Ella
era la única estrella que brillaba sobre el cielo de Berlín: se convirtió, sin
quererlo, en el contrapunto perfecto a los días grises que nos dejó aquel
último verano. Llevaba puestos sus vaqueros rotos que conjuntaba con esa
sonrisa capaz de hacer que el mundo se detuviese a admirarla cuando pasaba de
largo. Era realmente guapa: tenía la piel tostada, los ojos marrones y llevaba
todos los atardeceres recogidos en su pelo.

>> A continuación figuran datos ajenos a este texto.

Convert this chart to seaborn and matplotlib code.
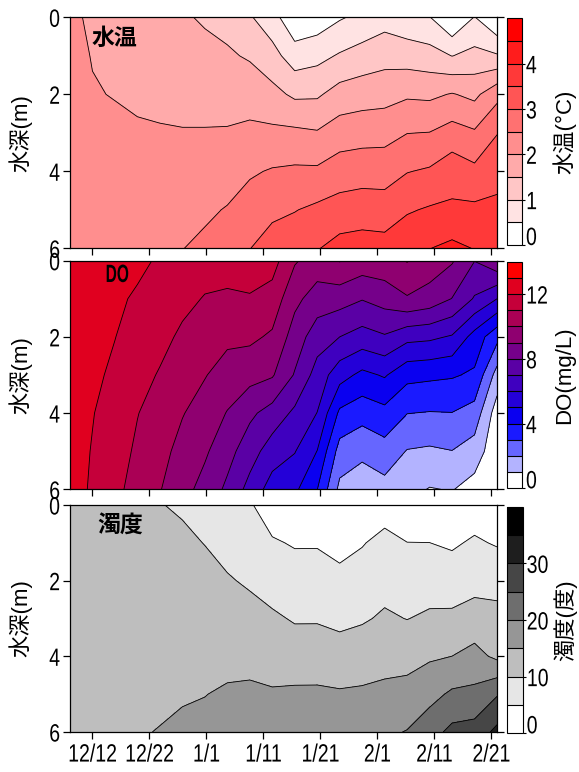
import numpy as np
import matplotlib
matplotlib.use("Agg")
import matplotlib.pyplot as plt
import seaborn as sns
from matplotlib.patheffects import AbstractPathEffect
from matplotlib.transforms import Affine2D

sns.set_theme(style="ticks")
plt.rcParams['font.family'] = ['Liberation Sans', 'Noto Sans CJK JP']
for k in ['axes.edgecolor', 'xtick.color', 'ytick.color', 'text.color', 'axes.labelcolor']:
    plt.rcParams[k] = 'black'

# ---- data -------------------------------------------------------------
days = [-4, 0, 4, 8, 12, 16, 20, 24, 28, 32, 36, 40, 44, 48, 52, 56, 60, 64, 68, 72]
depths = [0, 1, 2, 3, 4, 5, 6]
date_labels = ["12/12", "12/22", "1/1", "1/11", "1/21", "2/1", "2/11", "2/21"]

# water temperature (deg C), one list per depth (m)
temp_0m = [2.05, 1.96, 1.85, 1.75, 1.65, 1.55, 1.45, 1.35, 1.05, 0.70, 0.10, 0.20, 0.45, 0.62, 0.80, 0.65, 0.52, 0.00, 0.52, 0.00]
temp_1m = [2.15, 1.98, 1.92, 1.84, 1.75, 1.68, 1.62, 1.56, 1.45, 1.18, 0.74, 0.85, 1.05, 1.20, 1.32, 1.27, 1.20, 0.99, 1.15, 1.05]
temp_2m = [2.20, 2.03, 1.98, 1.93, 1.85, 1.82, 1.82, 1.80, 1.78, 1.65, 1.41, 1.43, 1.70, 1.78, 1.82, 1.93, 1.90, 2.03, 1.88, 2.35]
temp_3m = [2.25, 2.15, 2.10, 2.05, 2.05, 2.03, 2.03, 2.04, 2.11, 2.10, 2.10, 2.04, 2.25, 2.30, 2.32, 2.49, 2.51, 2.70, 2.56, 2.98]
temp_4m = [2.30, 2.25, 2.20, 2.20, 2.22, 2.20, 2.25, 2.28, 2.44, 2.54, 2.58, 2.58, 2.75, 2.80, 2.80, 2.98, 3.06, 3.30, 3.12, 3.35]
temp_5m = [2.35, 2.32, 2.30, 2.30, 2.35, 2.36, 2.42, 2.53, 2.72, 2.90, 2.98, 3.10, 3.20, 3.25, 3.22, 3.45, 3.55, 3.58, 3.60, 3.60]
temp_6m = [2.40, 2.40, 2.38, 2.42, 2.47, 2.49, 2.60, 2.75, 2.99, 3.20, 3.30, 3.47, 3.68, 3.73, 3.70, 3.85, 3.99, 4.12, 3.98, 3.80]

# dissolved oxygen (mg/L)
do_0m = [12.60, 12.55, 12.40, 12.25, 11.86, 11.60, 11.35, 11.40, 11.30, 11.40, 10.10, 9.55, 10.05, 9.60, 9.65, 10.05, 9.55, 9.10, 8.02, 8.80]
do_1m = [12.60, 12.45, 12.20, 11.85, 11.60, 11.22, 10.95, 10.85, 10.95, 10.60, 9.25, 8.55, 8.40, 8.05, 8.40, 8.90, 8.60, 7.97, 6.90, 6.00]
do_2m = [12.55, 12.35, 12.02, 11.55, 11.25, 10.85, 10.50, 10.20, 10.20, 9.85, 8.55, 7.45, 7.00, 6.60, 6.90, 6.30, 6.20, 5.90, 4.60, 3.30]
do_3m = [12.50, 12.22, 11.80, 11.30, 10.93, 10.45, 10.05, 9.60, 9.35, 9.10, 7.92, 6.60, 5.40, 4.75, 5.10, 4.30, 4.20, 4.10, 3.85, 1.60]
do_4m = [12.45, 12.04, 11.60, 11.03, 10.60, 10.05, 9.60, 8.95, 8.20, 7.60, 6.80, 5.98, 3.80, 3.40, 3.70, 3.02, 2.95, 2.98, 2.60, 0.50]
do_5m = [12.42, 11.95, 11.40, 10.85, 10.30, 9.70, 9.15, 8.35, 7.45, 6.50, 6.05, 4.98, 2.60, 2.20, 2.60, 1.95, 1.85, 1.98, 1.55, 0.30]
do_6m = [12.40, 11.88, 11.20, 10.70, 10.05, 9.35, 8.65, 7.80, 6.66, 5.56, 5.20, 4.02, 1.75, 1.50, 1.65, 1.30, 0.95, 1.05, 0.60, 0.20]

# turbidity (degree)
turb_0m = [12.0, 12.0, 11.5, 11.0, 10.3, 8.95, 7.6, 6.8, 5.5, 2.4, 2.0, 1.8, 1.5, 2.0, 2.8, 2.2, 2.2, 1.8, 2.6, 2.0]
turb_1m = [12.3, 12.3, 12.0, 11.7, 11.2, 11.6, 9.8, 8.5, 7.5, 5.5, 4.6, 4.6, 3.6, 4.7, 6.4, 5.05, 5.02, 4.4, 5.6, 4.6]
turb_2m = [12.5, 12.6, 12.5, 12.4, 12.2, 12.6, 12.6, 10.4, 9.4, 8.0, 7.2, 7.3, 6.2, 7.2, 8.5, 7.6, 8.0, 7.3, 8.4, 8.3]
turb_3m = [12.8, 12.9, 13.0, 13.0, 13.0, 13.4, 13.6, 12.8, 11.6, 10.7, 9.6, 9.6, 8.9, 9.5, 10.6, 9.9, 10.7, 11.0, 12.0, 11.5]
turb_4m = [13.0, 13.2, 13.5, 13.6, 13.8, 14.1, 14.3, 14.3, 14.0, 13.3, 12.4, 12.5, 12.0, 12.6, 13.2, 13.2, 14.4, 15.02, 16.6, 14.0]
turb_5m = [13.3, 13.5, 14.0, 14.2, 14.5, 14.8, 14.95, 15.3, 15.6, 15.4, 15.8, 15.8, 15.5, 15.7, 16.2, 16.8, 18.4, 20.8, 21.2, 24.6]
turb_6m = [13.5, 13.8, 14.5, 14.8, 15.1, 15.4, 15.6, 16.0, 16.4, 16.6, 17.0, 17.4, 17.6, 17.9, 19.2, 20.2, 23.0, 26.3, 27.0, 31.3]

temp_grid = np.array([temp_0m, temp_1m, temp_2m, temp_3m, temp_4m, temp_5m, temp_6m])
do_grid = np.array([do_0m, do_1m, do_2m, do_3m, do_4m, do_5m, do_6m])
turb_grid = np.array([turb_0m, turb_1m, turb_2m, turb_3m, turb_4m, turb_5m, turb_6m])

# ---- styling -------------------------------------------------------------
temp_levels = np.arange(0, 5.01, 0.5)
temp_colors = ['#FFFFFF', '#FFE3E3', '#FFC6C6', '#FFAAAA', '#FF8E8E',
               '#FF7171', '#FF5555', '#FF3939', '#FF1C1C', '#FF0000']
do_levels = np.arange(0, 14.01, 1)
do_colors = ['#FFFFFF', '#B3B3FF', '#6666FF', '#1A1AFF', '#0A00F0', '#2400D8', '#3F00BF',
             '#5A00A5', '#75008A', '#8F0070', '#AA0055', '#C5003A', '#E0001F', '#FF0000']
turb_levels = np.arange(0, 40.01, 5)
turb_colors = ['#FFFFFF', '#E6E6E6', '#BEBEBE', '#969696', '#6E6E6E', '#464646', '#1E1E1E', '#000000']


class Squeeze(AbstractPathEffect):
    """Draw the text narrower (condensed look) about a chosen anchor."""

    def __init__(self, sx=0.78, anchor='center'):
        super().__init__()
        self._sx = sx
        self._anchor = anchor

    def draw_path(self, renderer, gc, tpath, affine, rgbFace=None):
        ext = tpath.get_extents()
        if self._anchor == 'left':
            cx = ext.x0
        elif self._anchor == 'right':
            cx = ext.x1
        else:
            cx = 0.5 * (ext.x0 + ext.x1)
        aff = Affine2D().translate(-cx, 0).scale(self._sx, 1.0).translate(cx, 0) + affine
        renderer.draw_path(gc, tpath, aff, rgbFace)


W, H = 579.0, 772.0
fig = plt.figure(figsize=(W / 100, H / 100), dpi=100)


def px_rect(l, t, r, b):
    return [l / W, 1 - b / H, (r - l) / W, (b - t) / H]


panels = [
    dict(grid=temp_grid, levels=temp_levels, colors=temp_colors, name='水温', clabel='水温(°C)',
         cticks=[0, 1, 2, 3, 4], ax=(70, 17.3, 497, 248.3), cax=(506.7, 18.3, 522.3, 245.0),
         name_xy=(0.05, 0.96), name_fs=16.5, name_sx=1.0),
    dict(grid=do_grid, levels=do_levels, colors=do_colors, name='DO', clabel='DO(mg/L)',
         cticks=[0, 4, 8, 12], ax=(70, 260.7, 497, 489.3), cax=(506.7, 261.7, 522.3, 488.3),
         name_xy=(0.082, 0.99), name_fs=18, name_sx=0.62),
    dict(grid=turb_grid, levels=turb_levels, colors=turb_colors, name='濁度', clabel='濁度(度)',
         cticks=[0, 10, 20, 30], ax=(70, 505.0, 497, 732.0), cax=(507.3, 506.7, 523.0, 733.3),
         name_xy=(0.063, 0.963), name_fs=16.5, name_sx=1.0),
]

X, Y = np.meshgrid(days, depths)
xticks = np.linspace(0, 71, 8)
TICK_FS = 18
axes_list, cax_list = [], []

for i, p in enumerate(panels):
    ax = fig.add_axes(px_rect(*p['ax']))
    cs = ax.contourf(X, Y, p['grid'], levels=p['levels'], colors=p['colors'])
    ax.contour(X, Y, p['grid'], levels=p['levels'], colors='black', linewidths=0.6)
    ax.set_xlim(-4, 72)
    ax.set_ylim(6, 0)
    ax.set_yticks([0, 2, 4, 6])
    ax.set_xticks(xticks)
    if i == 2:
        ax.set_xticklabels(date_labels)
    else:
        ax.set_xticklabels([])
    ax.tick_params(axis='both', direction='out', length=5, width=0.9, labelsize=TICK_FS, pad=2)
    ax.tick_params(axis='y', left=True, right=True, labelleft=True, labelright=False)
    ax.tick_params(axis='x', bottom=True, top=False, pad=2.6)
    for s in ax.spines.values():
        s.set_linewidth(0.9)
        s.set_color('black')
    ax.set_ylabel('水深(m)', fontsize=16)
    ax.yaxis.set_label_coords(-0.087, 0.5)
    t = ax.text(p['name_xy'][0], p['name_xy'][1], p['name'], transform=ax.transAxes,
                fontsize=p['name_fs'], fontweight='bold', ha='left', va='top')
    if p['name_sx'] != 1.0:
        t.set_path_effects([Squeeze(p['name_sx'], 'left')])

    cax = fig.add_axes(px_rect(*p['cax']))
    cb = fig.colorbar(cs, cax=cax, ticks=p['cticks'], drawedges=True)
    cb.outline.set_linewidth(0.8)
    cb.outline.set_edgecolor('black')
    cb.dividers.set_color('black')
    cb.dividers.set_linewidth(0.8)
    cax.tick_params(labelsize=TICK_FS, length=2, width=0.8, pad=0.5, direction='out')
    cax.set_ylabel(p['clabel'], fontsize=16, rotation=90, va='center', ha='center')
    cax.yaxis.set_label_coords(3.7, 0.5)
    axes_list.append(ax)
    cax_list.append(cax)


def style_tick_labels():
    for ax in axes_list:
        for tk in ax.xaxis.get_major_ticks():
            tk.label1.set_path_effects([Squeeze(0.78, 'center')])
        for tk in ax.yaxis.get_major_ticks():
            tk.label1.set_path_effects([Squeeze(0.78, 'right')])
    for cax in cax_list:
        ticks = cax.yaxis.get_major_ticks()
        for tk in ticks:
            tk.label1.set_path_effects([Squeeze(0.78, 'left')])
            tk.label2.set_path_effects([Squeeze(0.78, 'left')])
        ticks[0].label1.set_verticalalignment('baseline')
        ticks[0].label2.set_verticalalignment('baseline')


fig.canvas.draw()
style_tick_labels()
fig.savefig('out.png', dpi=100, facecolor='white')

¿Sabéis? Supe que ella me dolería desde el
primer día. El verdadero problema de sentirse vacío por dentro no es que te
acabes enamorando de la primera persona que pasa con la esperanza de que llene
ese hueco, sino que acabas enamorándote de las personas que no debes cuando la
soledad llama a tu puerta. Entonces llegó septiembre, que es donde más duelen las
despedidas. Y el destino, caprichoso, quiso que la conociese en la
estación en la que la vi marchar por última vez. De fondo sonaba Summertime sadness de Lana del Rey, y ella se marchó como se
marchan las cosas que más he querido en esta vida: dejando una herida detrás,
de esas que nunca terminan de cicatrizar mientras su nombre te hace sangrar por
las noches. Recuerdo que lo único que me dejó cuando nos separamos por última
vez fue esa sensación de vértigo y un abrazo de esos que son capaces de
arreglarte por dentro. Y fue entonces, en aquella estación de Alemania, cuando
comprendí que los mejores trenes son aquellos que nunca piensas que vas a
coger. Y lo poco que importan los kilómetros si, al fin y al cabo, todos
compartimos un mismo cielo.
Sería bonito pensar que alguien especial pudiese
estar leyendo esto ahora mismo, a 1321 kilómetros de aquí. Ya lo sabes..."late is better than never".